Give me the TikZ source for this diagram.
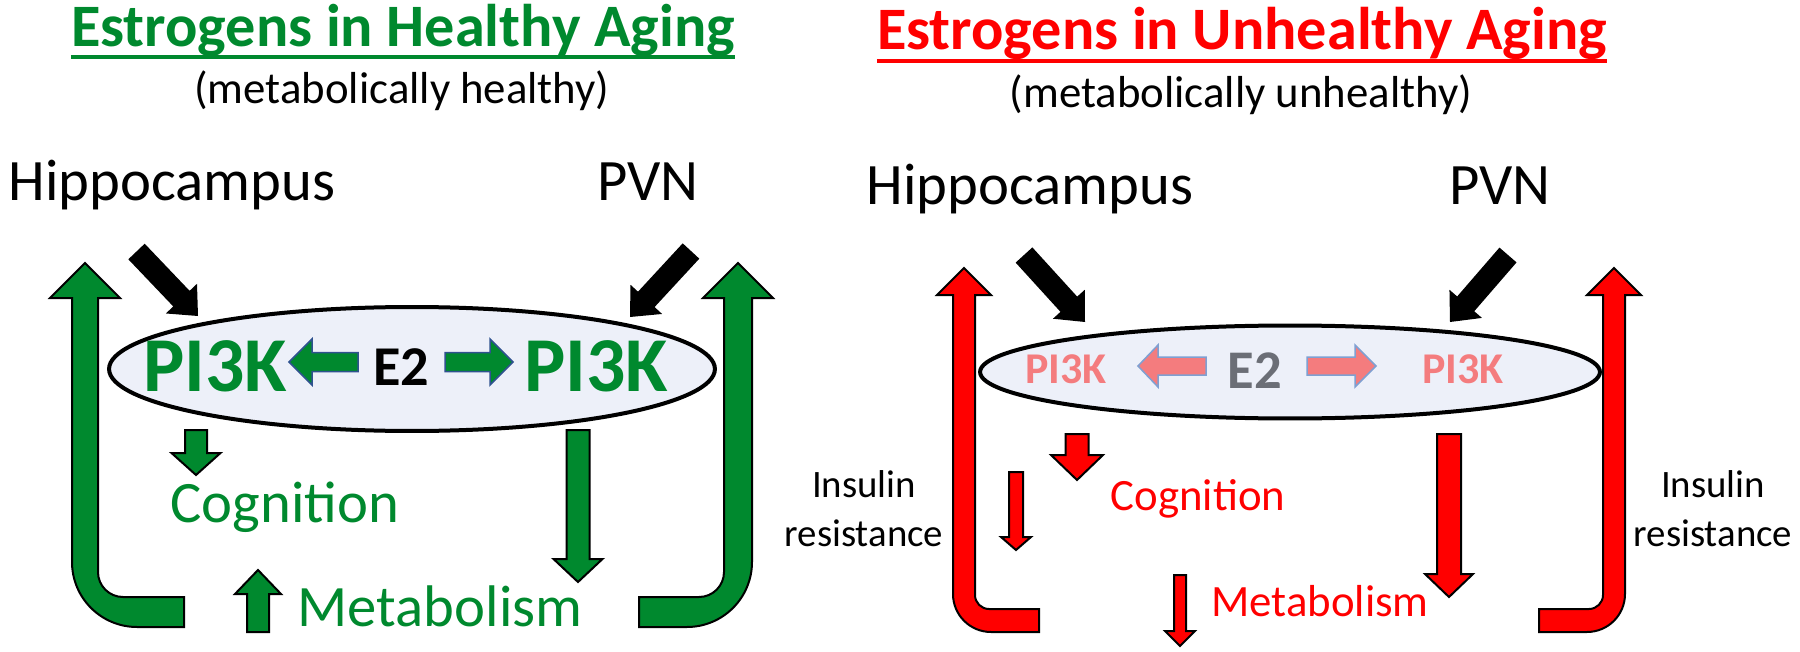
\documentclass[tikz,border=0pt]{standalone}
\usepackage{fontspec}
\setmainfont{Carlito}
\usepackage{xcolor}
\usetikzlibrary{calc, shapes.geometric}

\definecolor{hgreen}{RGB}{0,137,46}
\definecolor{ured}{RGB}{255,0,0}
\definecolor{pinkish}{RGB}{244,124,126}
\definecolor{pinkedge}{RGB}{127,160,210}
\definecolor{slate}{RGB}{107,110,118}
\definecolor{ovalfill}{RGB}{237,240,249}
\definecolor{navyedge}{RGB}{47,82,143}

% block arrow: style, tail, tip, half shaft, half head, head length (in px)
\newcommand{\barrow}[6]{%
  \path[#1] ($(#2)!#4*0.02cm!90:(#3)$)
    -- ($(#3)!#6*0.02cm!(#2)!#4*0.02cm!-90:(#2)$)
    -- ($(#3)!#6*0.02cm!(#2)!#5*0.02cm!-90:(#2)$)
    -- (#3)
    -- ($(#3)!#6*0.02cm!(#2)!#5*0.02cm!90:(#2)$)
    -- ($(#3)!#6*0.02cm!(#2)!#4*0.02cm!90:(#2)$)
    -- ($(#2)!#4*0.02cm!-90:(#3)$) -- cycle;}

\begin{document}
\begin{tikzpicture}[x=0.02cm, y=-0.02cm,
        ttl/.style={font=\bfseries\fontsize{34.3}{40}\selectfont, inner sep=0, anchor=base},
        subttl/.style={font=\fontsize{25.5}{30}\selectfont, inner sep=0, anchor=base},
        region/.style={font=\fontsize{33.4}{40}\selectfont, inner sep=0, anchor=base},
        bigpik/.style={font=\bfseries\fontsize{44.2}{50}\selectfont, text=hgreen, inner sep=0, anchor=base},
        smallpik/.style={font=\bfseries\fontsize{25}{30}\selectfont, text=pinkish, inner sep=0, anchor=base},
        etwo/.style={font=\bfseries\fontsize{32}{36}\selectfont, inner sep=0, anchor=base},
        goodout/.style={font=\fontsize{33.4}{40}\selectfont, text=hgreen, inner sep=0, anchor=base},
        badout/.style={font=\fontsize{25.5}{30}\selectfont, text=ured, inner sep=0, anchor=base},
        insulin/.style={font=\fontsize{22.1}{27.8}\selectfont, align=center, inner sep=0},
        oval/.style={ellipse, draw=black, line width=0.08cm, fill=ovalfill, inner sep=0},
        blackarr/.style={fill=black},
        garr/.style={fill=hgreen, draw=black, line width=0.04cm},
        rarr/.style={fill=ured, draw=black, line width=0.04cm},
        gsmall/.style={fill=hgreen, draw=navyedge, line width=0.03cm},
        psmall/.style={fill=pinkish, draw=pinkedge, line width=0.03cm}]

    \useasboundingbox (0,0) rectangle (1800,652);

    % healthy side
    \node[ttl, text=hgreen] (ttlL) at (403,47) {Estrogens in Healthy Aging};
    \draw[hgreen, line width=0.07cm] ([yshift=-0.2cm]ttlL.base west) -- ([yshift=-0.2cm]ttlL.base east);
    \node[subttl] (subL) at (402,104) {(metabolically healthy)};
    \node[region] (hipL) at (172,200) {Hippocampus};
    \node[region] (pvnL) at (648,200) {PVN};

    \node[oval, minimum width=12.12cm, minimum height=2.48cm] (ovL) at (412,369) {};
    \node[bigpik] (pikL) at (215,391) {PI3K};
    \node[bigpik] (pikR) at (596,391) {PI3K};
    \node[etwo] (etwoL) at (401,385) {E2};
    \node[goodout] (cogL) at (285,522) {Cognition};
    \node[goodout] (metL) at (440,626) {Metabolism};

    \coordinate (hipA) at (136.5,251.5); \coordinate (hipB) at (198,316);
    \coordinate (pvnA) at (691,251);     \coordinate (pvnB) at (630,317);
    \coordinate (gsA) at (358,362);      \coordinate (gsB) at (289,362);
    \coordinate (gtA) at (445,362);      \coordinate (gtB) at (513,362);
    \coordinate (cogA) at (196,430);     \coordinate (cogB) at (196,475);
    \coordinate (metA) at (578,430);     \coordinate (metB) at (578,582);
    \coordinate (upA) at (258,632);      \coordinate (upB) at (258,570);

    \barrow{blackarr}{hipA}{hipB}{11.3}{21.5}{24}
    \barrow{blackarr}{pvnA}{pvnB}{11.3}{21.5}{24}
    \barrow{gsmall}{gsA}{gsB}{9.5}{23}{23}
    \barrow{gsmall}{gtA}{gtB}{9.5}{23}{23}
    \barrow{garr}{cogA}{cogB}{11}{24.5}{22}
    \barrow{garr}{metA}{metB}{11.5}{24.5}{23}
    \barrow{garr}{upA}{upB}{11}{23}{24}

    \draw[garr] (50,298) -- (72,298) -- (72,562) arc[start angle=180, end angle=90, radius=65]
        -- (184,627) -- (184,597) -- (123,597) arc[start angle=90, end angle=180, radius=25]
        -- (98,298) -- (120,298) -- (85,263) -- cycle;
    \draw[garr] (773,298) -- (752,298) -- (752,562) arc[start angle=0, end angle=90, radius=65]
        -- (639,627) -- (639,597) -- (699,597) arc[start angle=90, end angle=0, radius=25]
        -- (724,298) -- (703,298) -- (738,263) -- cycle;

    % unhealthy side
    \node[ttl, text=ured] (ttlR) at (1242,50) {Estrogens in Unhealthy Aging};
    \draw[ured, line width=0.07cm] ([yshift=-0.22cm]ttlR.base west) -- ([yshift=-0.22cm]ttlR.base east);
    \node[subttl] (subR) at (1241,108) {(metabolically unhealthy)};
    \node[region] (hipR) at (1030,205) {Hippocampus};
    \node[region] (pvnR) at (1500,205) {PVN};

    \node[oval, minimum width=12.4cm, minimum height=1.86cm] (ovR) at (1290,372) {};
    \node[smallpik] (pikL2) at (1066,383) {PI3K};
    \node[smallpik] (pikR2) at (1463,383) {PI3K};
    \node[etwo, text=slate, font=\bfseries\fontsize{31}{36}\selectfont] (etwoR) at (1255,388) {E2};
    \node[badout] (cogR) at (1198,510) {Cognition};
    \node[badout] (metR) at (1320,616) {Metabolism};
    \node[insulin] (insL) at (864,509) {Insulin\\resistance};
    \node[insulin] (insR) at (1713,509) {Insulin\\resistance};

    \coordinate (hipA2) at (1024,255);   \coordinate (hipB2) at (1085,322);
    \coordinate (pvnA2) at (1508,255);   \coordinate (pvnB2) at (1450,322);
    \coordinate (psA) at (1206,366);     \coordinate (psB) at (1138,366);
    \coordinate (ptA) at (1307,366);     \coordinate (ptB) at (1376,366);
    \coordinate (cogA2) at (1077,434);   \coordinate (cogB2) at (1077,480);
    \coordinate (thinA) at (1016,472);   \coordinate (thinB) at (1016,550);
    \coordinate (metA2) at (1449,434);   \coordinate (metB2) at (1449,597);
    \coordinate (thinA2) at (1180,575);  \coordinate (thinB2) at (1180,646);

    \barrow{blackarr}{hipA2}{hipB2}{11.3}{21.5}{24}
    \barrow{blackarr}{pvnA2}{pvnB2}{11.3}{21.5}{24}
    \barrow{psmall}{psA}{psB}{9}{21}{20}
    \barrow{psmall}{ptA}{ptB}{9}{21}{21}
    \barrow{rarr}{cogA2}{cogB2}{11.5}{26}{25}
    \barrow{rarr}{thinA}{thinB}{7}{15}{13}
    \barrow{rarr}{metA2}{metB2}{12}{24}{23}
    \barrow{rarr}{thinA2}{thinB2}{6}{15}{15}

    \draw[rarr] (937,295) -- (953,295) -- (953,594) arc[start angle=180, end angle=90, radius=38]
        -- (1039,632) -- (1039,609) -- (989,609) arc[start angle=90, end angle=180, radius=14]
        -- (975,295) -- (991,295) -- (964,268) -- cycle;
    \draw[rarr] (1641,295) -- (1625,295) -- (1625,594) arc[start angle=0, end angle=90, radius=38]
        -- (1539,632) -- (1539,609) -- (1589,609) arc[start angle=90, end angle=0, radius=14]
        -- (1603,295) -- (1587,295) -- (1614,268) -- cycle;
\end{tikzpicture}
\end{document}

- - - - - - -

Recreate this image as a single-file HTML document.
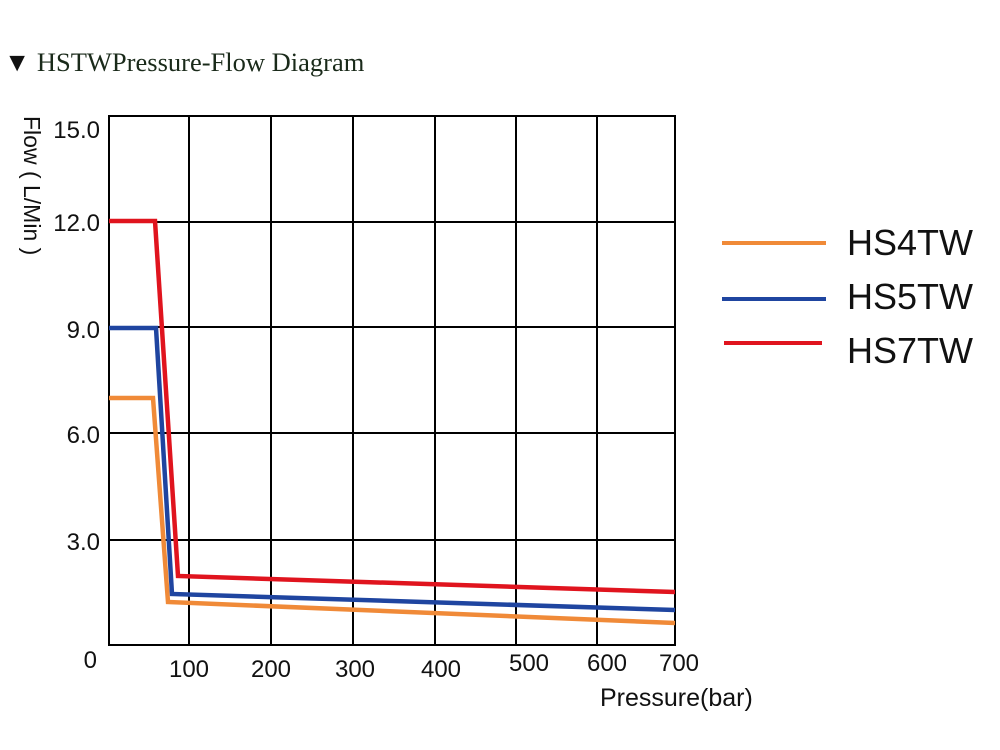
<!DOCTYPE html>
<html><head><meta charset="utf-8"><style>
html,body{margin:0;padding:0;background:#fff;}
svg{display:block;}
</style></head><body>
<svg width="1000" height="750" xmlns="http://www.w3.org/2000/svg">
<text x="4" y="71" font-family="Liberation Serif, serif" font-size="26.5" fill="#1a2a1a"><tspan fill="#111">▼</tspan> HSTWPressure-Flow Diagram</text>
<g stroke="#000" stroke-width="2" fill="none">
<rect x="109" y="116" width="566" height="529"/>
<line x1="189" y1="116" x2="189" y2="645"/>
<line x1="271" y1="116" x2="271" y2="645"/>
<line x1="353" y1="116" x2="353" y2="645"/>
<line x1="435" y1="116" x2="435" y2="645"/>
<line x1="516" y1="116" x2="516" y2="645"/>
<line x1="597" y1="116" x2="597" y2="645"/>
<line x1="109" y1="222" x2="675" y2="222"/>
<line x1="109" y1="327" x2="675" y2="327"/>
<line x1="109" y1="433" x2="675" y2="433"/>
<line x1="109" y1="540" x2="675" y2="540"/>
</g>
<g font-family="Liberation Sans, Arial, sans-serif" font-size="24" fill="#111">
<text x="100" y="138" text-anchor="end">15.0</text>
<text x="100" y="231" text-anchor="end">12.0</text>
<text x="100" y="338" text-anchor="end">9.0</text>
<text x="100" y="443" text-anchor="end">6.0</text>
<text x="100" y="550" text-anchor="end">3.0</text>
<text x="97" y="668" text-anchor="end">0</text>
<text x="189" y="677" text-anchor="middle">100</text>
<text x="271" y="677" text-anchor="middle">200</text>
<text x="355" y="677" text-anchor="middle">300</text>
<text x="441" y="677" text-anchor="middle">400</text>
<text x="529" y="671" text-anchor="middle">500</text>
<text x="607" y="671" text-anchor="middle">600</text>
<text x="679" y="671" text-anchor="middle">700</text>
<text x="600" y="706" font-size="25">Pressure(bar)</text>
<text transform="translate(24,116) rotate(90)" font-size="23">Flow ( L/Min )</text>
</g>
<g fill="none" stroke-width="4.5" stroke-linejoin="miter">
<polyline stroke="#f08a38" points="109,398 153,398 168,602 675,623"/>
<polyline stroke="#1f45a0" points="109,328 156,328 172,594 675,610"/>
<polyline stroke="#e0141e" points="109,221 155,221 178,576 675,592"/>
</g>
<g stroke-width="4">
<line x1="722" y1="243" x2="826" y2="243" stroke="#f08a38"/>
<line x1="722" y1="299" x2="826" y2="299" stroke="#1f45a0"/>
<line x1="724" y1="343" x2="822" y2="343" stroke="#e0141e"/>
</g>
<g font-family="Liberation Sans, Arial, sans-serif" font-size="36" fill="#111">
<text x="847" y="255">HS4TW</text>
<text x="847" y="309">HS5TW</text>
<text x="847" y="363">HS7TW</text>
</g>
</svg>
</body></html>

- - - - - - -

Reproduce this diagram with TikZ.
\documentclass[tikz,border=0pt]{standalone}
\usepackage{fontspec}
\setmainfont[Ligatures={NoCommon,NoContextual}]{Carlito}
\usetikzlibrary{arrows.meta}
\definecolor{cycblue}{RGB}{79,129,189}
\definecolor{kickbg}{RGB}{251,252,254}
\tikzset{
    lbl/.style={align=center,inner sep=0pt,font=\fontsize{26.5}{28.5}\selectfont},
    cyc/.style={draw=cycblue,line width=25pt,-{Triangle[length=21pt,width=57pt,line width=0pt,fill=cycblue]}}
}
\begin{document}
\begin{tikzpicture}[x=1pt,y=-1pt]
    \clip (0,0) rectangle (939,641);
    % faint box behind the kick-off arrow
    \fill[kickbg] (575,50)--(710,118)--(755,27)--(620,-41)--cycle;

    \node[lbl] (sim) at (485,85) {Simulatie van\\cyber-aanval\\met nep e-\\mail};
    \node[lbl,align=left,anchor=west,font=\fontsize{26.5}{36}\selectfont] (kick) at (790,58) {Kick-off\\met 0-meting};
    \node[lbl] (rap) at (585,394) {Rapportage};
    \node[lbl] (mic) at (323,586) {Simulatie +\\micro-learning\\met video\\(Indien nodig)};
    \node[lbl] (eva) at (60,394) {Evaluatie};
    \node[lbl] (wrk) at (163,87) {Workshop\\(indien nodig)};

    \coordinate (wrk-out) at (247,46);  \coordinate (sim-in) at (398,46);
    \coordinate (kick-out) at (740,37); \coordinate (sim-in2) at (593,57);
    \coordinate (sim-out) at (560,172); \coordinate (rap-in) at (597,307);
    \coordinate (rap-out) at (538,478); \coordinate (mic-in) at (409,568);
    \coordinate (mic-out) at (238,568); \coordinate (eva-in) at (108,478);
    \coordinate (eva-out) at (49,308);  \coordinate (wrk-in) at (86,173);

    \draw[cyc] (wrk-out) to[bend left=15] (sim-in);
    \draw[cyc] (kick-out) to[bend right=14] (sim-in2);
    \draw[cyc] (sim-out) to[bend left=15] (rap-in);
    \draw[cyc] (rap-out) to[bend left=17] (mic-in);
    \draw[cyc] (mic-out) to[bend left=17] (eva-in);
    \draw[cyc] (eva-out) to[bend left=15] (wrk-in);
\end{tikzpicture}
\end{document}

- - - - - - -

▶ **Short problem**:
All lines in the listing above from the line containing "Reproduce this diagram with TikZ." to the line containing "(wrk) at (163,87)", inclusive, should be retyped exactly; no other lines should appear.

▶ **Complete answer**:
Reproduce this diagram with TikZ.
\documentclass[tikz,border=0pt]{standalone}
\usepackage{fontspec}
\setmainfont[Ligatures={NoCommon,NoContextual}]{Carlito}
\usetikzlibrary{arrows.meta}
\definecolor{cycblue}{RGB}{79,129,189}
\definecolor{kickbg}{RGB}{251,252,254}
\tikzset{
    lbl/.style={align=center,inner sep=0pt,font=\fontsize{26.5}{28.5}\selectfont},
    cyc/.style={draw=cycblue,line width=25pt,-{Triangle[length=21pt,width=57pt,line width=0pt,fill=cycblue]}}
}
\begin{document}
\begin{tikzpicture}[x=1pt,y=-1pt]
    \clip (0,0) rectangle (939,641);
    % faint box behind the kick-off arrow
    \fill[kickbg] (575,50)--(710,118)--(755,27)--(620,-41)--cycle;

    \node[lbl] (sim) at (485,85) {Simulatie van\\cyber-aanval\\met nep e-\\mail};
    \node[lbl,align=left,anchor=west,font=\fontsize{26.5}{36}\selectfont] (kick) at (790,58) {Kick-off\\met 0-meting};
    \node[lbl] (rap) at (585,394) {Rapportage};
    \node[lbl] (mic) at (323,586) {Simulatie +\\micro-learning\\met video\\(Indien nodig)};
    \node[lbl] (eva) at (60,394) {Evaluatie};
    \node[lbl] (wrk) at (163,87) {Workshop\\(indien nodig)};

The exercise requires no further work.